***** Raw data *****

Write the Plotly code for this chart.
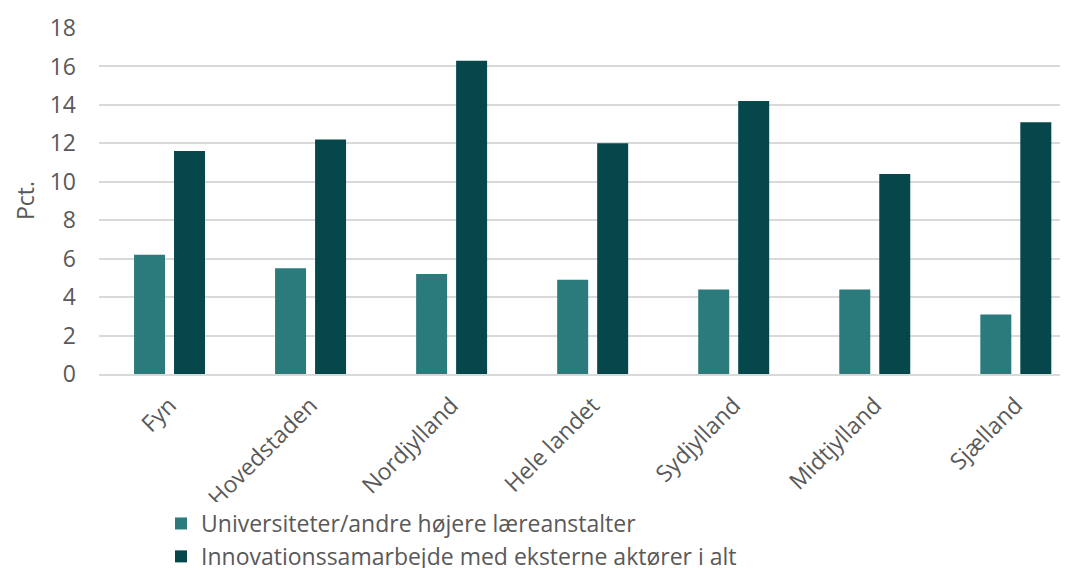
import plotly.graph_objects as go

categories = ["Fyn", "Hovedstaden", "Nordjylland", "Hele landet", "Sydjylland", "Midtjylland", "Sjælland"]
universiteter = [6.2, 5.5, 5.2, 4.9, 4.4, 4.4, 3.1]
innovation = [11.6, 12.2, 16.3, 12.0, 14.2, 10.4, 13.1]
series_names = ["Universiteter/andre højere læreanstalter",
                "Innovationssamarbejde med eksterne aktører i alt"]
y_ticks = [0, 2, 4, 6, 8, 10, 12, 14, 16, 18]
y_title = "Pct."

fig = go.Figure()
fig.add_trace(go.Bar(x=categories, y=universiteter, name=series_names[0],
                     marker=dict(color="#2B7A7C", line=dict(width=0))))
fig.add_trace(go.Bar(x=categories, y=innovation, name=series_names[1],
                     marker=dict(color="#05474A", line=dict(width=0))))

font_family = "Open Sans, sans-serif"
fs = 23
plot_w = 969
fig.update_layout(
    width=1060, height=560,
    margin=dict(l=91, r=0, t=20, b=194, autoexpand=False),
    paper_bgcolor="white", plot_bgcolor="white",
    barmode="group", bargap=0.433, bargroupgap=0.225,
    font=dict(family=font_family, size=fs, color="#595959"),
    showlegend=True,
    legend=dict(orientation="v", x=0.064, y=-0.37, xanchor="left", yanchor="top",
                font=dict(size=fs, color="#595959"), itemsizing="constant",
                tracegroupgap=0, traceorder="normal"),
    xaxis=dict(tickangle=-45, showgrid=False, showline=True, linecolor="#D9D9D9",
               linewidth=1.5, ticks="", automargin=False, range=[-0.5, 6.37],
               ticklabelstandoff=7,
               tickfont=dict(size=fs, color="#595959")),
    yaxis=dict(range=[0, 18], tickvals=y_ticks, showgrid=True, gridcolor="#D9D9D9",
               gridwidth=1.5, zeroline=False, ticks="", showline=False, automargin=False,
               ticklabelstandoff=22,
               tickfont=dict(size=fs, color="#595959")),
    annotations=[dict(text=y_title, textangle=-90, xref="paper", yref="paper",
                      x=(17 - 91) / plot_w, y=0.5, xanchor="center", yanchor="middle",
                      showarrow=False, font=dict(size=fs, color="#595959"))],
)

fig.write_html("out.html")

*****

Task instructions ▸ Pictures stay out. Repeat only the lines from the beginning of the data through the line that has "import plotly.graph_objects as go".

Answer to this exercise ▸
Write the Plotly code for this chart.
import plotly.graph_objects as go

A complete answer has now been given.